Guest post by Adrian Beaumont, who joins us from time to time to provide commentary on elections internationally. Adrian is a paid election analyst for The Conversation. His work for The Conversation can be found here, and his own website is here.
On Tuesday night, South Korean conservative president Yoon Suk Yeol declared martial law, a move that got international media coverage. Hours later, Yoon was forced to withdraw this declaration.
A two-thirds majority of parliament’s 300 seats was needed to impeach Yoon. The opposition centre-left Democrats and allies hold a 192-108 majority, so they needed eight MPs from Yoon’s People Power Party (PPP) to support impeachment. But PPP MPs boycotted Saturday’s vote, and it was declared invalid with only 195 MPs voting, short of the 200 needed to impeach. Impeachment required 200 votes, with abstentions effectively No votes.
If Yoon had been impeached, he would have been suspended and replaced by the PM, Han Duck-soo, a Yoon appointee. If six of the nine judges of South Korea’s highest court agreed with the impeachment or Yoon resigned, new presidential elections would be required within 60 days.
Yoon won the March 2022 presidential election by a 48.6-47.8 margin over the Democratic candidate, and his five-year term ends in 2027. Even before the current crisis, Yoon was very unpopular with over 70% disapproving of his performance. At April 2024 parliamentary elections, the PPP was thumped. A poll had 73.6% of South Koreans favouring impeachment.
French PM ousted after losing no-confidence vote
French President Emmanuel Macron called parliamentary elections for early July, three years before they were due.

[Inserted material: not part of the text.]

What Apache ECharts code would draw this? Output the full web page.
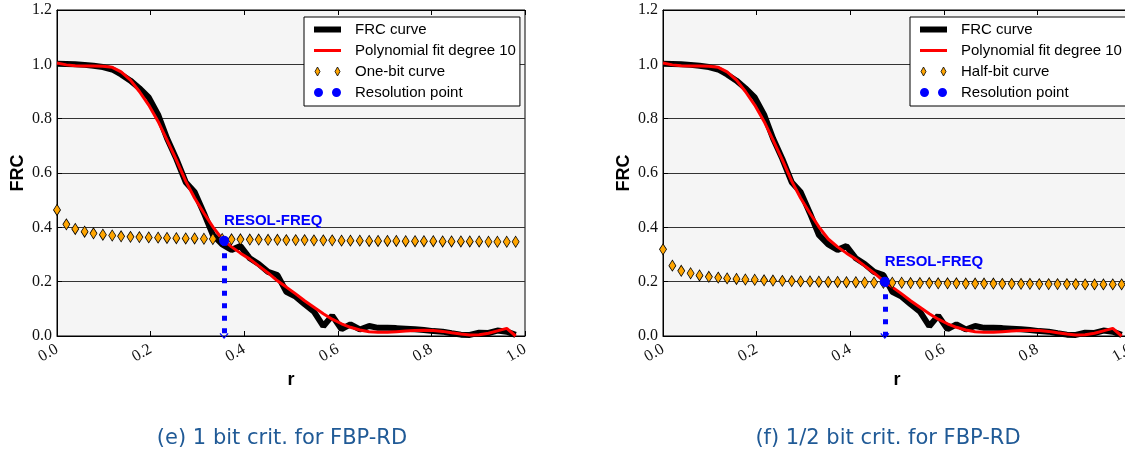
<!DOCTYPE html>
<html>
<head>
<meta charset="utf-8">
<script src="https://cdn.jsdelivr.net/npm/echarts@6/dist/echarts.min.js"></script>
<style>
  html, body { margin: 0; padding: 0; background: #fff; }
  #chart { width: 1125px; height: 463px; }
</style>
</head>
<body>
<div id="chart"></div>
<script>
// spatial frequency samples
const r = [0.000, 0.020, 0.039, 0.059, 0.078, 0.098, 0.118, 0.137, 0.157, 0.176,
  0.196, 0.216, 0.235, 0.255, 0.275, 0.294, 0.314, 0.333, 0.353, 0.373,
  0.392, 0.412, 0.431, 0.451, 0.471, 0.490, 0.510, 0.529, 0.549, 0.569,
  0.588, 0.608, 0.627, 0.647, 0.667, 0.686, 0.706, 0.725, 0.745, 0.765,
  0.784, 0.804, 0.824, 0.843, 0.863, 0.882, 0.902, 0.922, 0.941, 0.961, 0.980]

const frc = [1.002, 1.001, 1.000, 0.998, 0.995, 0.990, 0.981, 0.963, 0.940, 0.912,
  0.878, 0.815, 0.728, 0.652, 0.566, 0.530, 0.452, 0.372, 0.337, 0.317,
  0.331, 0.286, 0.265, 0.236, 0.224, 0.163, 0.145, 0.117, 0.090, 0.036,
  0.075, 0.025, 0.043, 0.024, 0.037, 0.030, 0.030, 0.029, 0.027, 0.025,
  0.022, 0.018, 0.016, 0.010, 0.005, 0.004, 0.012, 0.011, 0.020, 0.016, 0.004]

const polyFit = [1.005, 0.998, 0.995, 0.994, 0.994, 0.993, 0.989, 0.972, 0.942, 0.900,
  0.850, 0.790, 0.722, 0.648, 0.570, 0.508, 0.452, 0.402, 0.357, 0.328,
  0.305, 0.283, 0.258, 0.232, 0.203, 0.180, 0.155, 0.130, 0.106, 0.082,
  0.062, 0.045, 0.032, 0.022, 0.016, 0.014, 0.014, 0.016, 0.018, 0.020,
  0.021, 0.020, 0.017, 0.012, 0.007, 0.004, 0.005, 0.010, 0.019, 0.028, 0.000]

const oneBit = [0.464, 0.411, 0.394, 0.384, 0.378, 0.373, 0.370, 0.367, 0.365, 0.364,
  0.363, 0.362, 0.361, 0.360, 0.359, 0.359, 0.358, 0.357, 0.357, 0.356,
  0.356, 0.355, 0.355, 0.354, 0.354, 0.353, 0.353, 0.353, 0.352, 0.352,
  0.352, 0.351, 0.351, 0.351, 0.350, 0.350, 0.350, 0.350, 0.349, 0.349,
  0.349, 0.349, 0.348, 0.348, 0.348, 0.348, 0.348, 0.347, 0.347, 0.347, 0.347]

const halfBit = [0.319, 0.259, 0.240, 0.231, 0.223, 0.218, 0.215, 0.212, 0.210, 0.208,
  0.207, 0.205, 0.204, 0.203, 0.202, 0.201, 0.201, 0.200, 0.199, 0.199,
  0.198, 0.198, 0.197, 0.197, 0.196, 0.196, 0.196, 0.195, 0.195, 0.195,
  0.194, 0.194, 0.194, 0.193, 0.193, 0.193, 0.193, 0.192, 0.192, 0.192,
  0.192, 0.191, 0.191, 0.191, 0.191, 0.191, 0.190, 0.190, 0.190, 0.190, 0.190]

// [r, FRC] where the curve meets the threshold
const resolOneBit = [0.357, 0.351]
const resolHalfBit = [0.474, 0.200]

const captions = ['(e) 1 bit crit. for FBP-RD', '(f) 1/2 bit crit. for FBP-RD']
const bitNames = ['One-bit curve', 'Half-bit curve']

const pairs = (ys) => r.map((x, i) => [x, ys[i]])

const panels = [
  { left: 57, bit: oneBit, bitName: bitNames[0], resol: resolOneBit, caption: captions[0], captionX: 282 },
  { left: 663, bit: halfBit, bitName: bitNames[1], resol: resolHalfBit, caption: captions[1], captionX: 888 }
]

const serifLabel = { fontFamily: 'Liberation Serif', fontSize: 16, color: '#111' }
const boldName = { fontFamily: 'Liberation Sans', fontWeight: 'bold', fontSize: 18, color: '#000' }
const fmt = v => v.toFixed(1)

const diamondsIcon = 'path://M3.5,0.5 L6,5 L3.5,9.5 L1,5 Z M23.5,0.5 L26,5 L23.5,9.5 L21,5 Z M0,0 M27,10'
const circlesIcon = 'path://M0,5a4.5,4.5 0 1,0 9,0a4.5,4.5 0 1,0 -9,0 M18,5a4.5,4.5 0 1,0 9,0a4.5,4.5 0 1,0 -9,0'
const chevron = 'path://M5,0 L10,7 L9,8 L5,2.5 L1,8 L0,7 Z'

const grid = [], xAxis = [], yAxis = [], series = [], legend = [], title = []

panels.forEach((p, i) => {
  grid.push({
    left: p.left, top: 10, width: 468, height: 326,
    outerBoundsMode: 'none', containLabel: false,
    show: true, backgroundColor: '#f5f5f5', borderColor: '#000', borderWidth: 1
  })

  xAxis.push({
    gridIndex: i, type: 'value', min: 0, max: 1, interval: 0.2,
    name: 'r', nameLocation: 'middle', nameGap: 31, nameTextStyle: boldName,
    axisLine: { show: true, onZero: false, lineStyle: { color: '#000', width: 1 } },
    axisTick: { show: true, inside: true, length: 5, lineStyle: { color: '#000' } },
    axisLabel: { rotate: 30, margin: 12, formatter: fmt, ...serifLabel },
    splitLine: { show: false }
  })
  xAxis.push({
    gridIndex: i, type: 'value', position: 'top', min: 0, max: 1, interval: 0.2,
    axisLine: { show: true, onZero: false, lineStyle: { color: '#000', width: 1 } },
    axisTick: { show: true, inside: true, length: 5, lineStyle: { color: '#000' } },
    axisLabel: { show: false },
    splitLine: { show: false }
  })

  yAxis.push({
    gridIndex: i, type: 'value', min: 0, max: 1.2, interval: 0.2,
    name: 'FRC', nameLocation: 'middle', nameGap: 30, nameRotate: 90, nameTextStyle: boldName,
    axisLine: { show: true, onZero: false, lineStyle: { color: '#000', width: 1 } },
    axisTick: { show: true, inside: true, length: 5, lineStyle: { color: '#000' } },
    axisLabel: { margin: 5, formatter: fmt, ...serifLabel },
    splitLine: { show: true, lineStyle: { color: '#333', width: 1 } }
  })

  const ax = { xAxisIndex: 2 * i, yAxisIndex: i }

  series.push({
    name: 'FRC curve', type: 'line', ...ax, data: pairs(frc),
    symbol: 'none', lineStyle: { color: '#000', width: 6 }, itemStyle: { color: '#000' }, z: 2
  })
  series.push({
    name: 'Polynomial fit degree 10', type: 'line', ...ax, data: pairs(polyFit),
    symbol: 'none', lineStyle: { color: '#ff0000', width: 3 }, itemStyle: { color: '#ff0000' }, z: 3
  })
  series.push({
    name: p.bitName, type: 'scatter', ...ax, data: pairs(p.bit),
    symbol: 'diamond', symbolSize: [7, 11],
    itemStyle: { color: '#ffa500', borderColor: '#000', borderWidth: 0.8, opacity: 1 }, z: 4
  })
  series.push({
    name: 'Resolution point', type: 'scatter', ...ax, data: [p.resol],
    symbol: 'circle', symbolSize: 10, itemStyle: { color: '#0000ff', opacity: 1 }, z: 5,
    label: {
      show: true, formatter: 'RESOL-FREQ', position: [5, -14.5], align: 'left', verticalAlign: 'middle',
      color: '#0000ff', fontFamily: 'Liberation Sans', fontWeight: 'bold', fontSize: 15
    },
    markLine: {
      silent: true, symbol: ['none', chevron], symbolSize: [9, 6],
      label: { show: false },
      lineStyle: { color: '#0000ff', width: 5, type: [5, 7.5] },
      data: [[{ coord: p.resol }, { coord: [p.resol[0], 0] }]]
    }
  })

  legend.push({
    orient: 'vertical', left: p.left + 247, top: 17,
    backgroundColor: '#fff', borderColor: '#000', borderWidth: 1, borderRadius: 0,
    padding: [5, 4, 6, 7], itemWidth: 27, itemHeight: 14, itemGap: 6,
    selectedMode: false,
    textStyle: { fontFamily: 'Liberation Sans', fontSize: 15, color: '#000', padding: [0, 0, 0, 9] },
    lineStyle: { width: 'inherit' },
    data: [
      { name: 'FRC curve', itemStyle: { opacity: 0 } },
      { name: 'Polynomial fit degree 10', itemStyle: { opacity: 0 } },
      { name: p.bitName, icon: diamondsIcon, itemStyle: { color: '#ffa500', borderColor: '#000', borderWidth: 0.8 } },
      { name: 'Resolution point', icon: circlesIcon, itemStyle: { color: '#0000ff' } }
    ]
  })

  title.push({
    text: p.caption, left: p.captionX, top: 428, textAlign: 'center', padding: 0,
    textStyle: { fontFamily: 'DejaVu Sans', fontSize: 21, fontWeight: 'normal', color: '#205a96' }
  })
})

const chart = echarts.init(document.getElementById('chart'))
chart.setOption({
  animation: false,
  backgroundColor: '#fff',
  title, grid, xAxis, yAxis, legend, series
})
</script>
</body>
</html>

The left-wing New Popular Front (NFP) won 180 of the 677 seats, Macron’s centrist Ensemble 159, the far-right National Rally (RN) and allies 142 and the conservative Republicans 39. After the 2022 elections, Ensemble was easily the largest party with 245 seats, though well short of the 289 needed for a majority.
In September Macron appointed the conservative Michel Barnier PM. With the NFP hostile to him, Barnier depended on RN not supporting a no-confidence motion. Barnier used a French parliamentary procedure to force through an unpopular budget measure without a vote last Monday, so the only way to block this measure was by a no-confidence motion. The RN supported the NFP’s no-confidence motion. On Wednesday Barnier’s government was defeated by 331 votes to 244 after only three months. It was the first successful no-confidence motion since 1962.
Macron cannot call new parliamentary elections until July 2025. A centrist or conservative PM would be likely to suffer Barnier’s fate. Whoever Macron appoints as his new PM will need to be someone who can keep the support of either the NFP or RN. Either of these blocs combined with Ensemble would be enough for a governing majority.
Romanian court annuls presidential election
On November 24, a far-right and pro-Russia independent topped the first round of the Romanian presidential election with 22.9%, followed by a pro-EU candidate on 19.18%, a centre-left candidate on 19.15% and another right-wing candidate on 13.9%. The runoff was to be held today, but on Friday a Romanian court annulled the election owing to Russian influence, so the first round will need to be rerun.
Romanian parliamentary elections occurred on December 1. The 331 lower house MPs and 136 senators were elected by proportional representation in 43 multi-member electorates based on Romania’s counties with a 5% national threshold. After the fall of the previous government in September 2021, the centre-left PSD and conservative PNL had formed a grand coalition. At this election, the PSD and PNL lost their combined majority, with big gains for three right-wing to far-right parties. The PSD and PNL will need the cnetre to centre-right USR to form a majority.
Irish election results wrap
At the November 29 Irish election, there were 174 seats in 43 multi-member electorates that used the Hare-Clark system with three to five members per electorate. There were 14 more total seats than at the March 2020 election.
The conservative Fianna Fáil won 48 seats (up ten from 2020), the left-wing Sinn Féin 39 (up two), the conservative Fine Gael 38 (up three), the Social Democrats 11 (up five), Labour 11 (up five), the right-wing Independent Ireland four (new) and independents 16 (down three). The Greens were reduced to just one seat (down 11) after being part of the previous FF/FG government. FF and FG combined have 86 seats, only two short of a majority. |
Adrian Beaumont – Thanks as always. If you’d like to tell is what is really happening in Korea and Syria, please feel free. This world is moving really fast right now…. it’s hard to keep up.
And thank you to the Site moderator. I don’t know how he does it. So many cats to herd.
Thanks Adrian. You re the only source I have read to explain the South Korean rules on what happens next after their martial law crisis.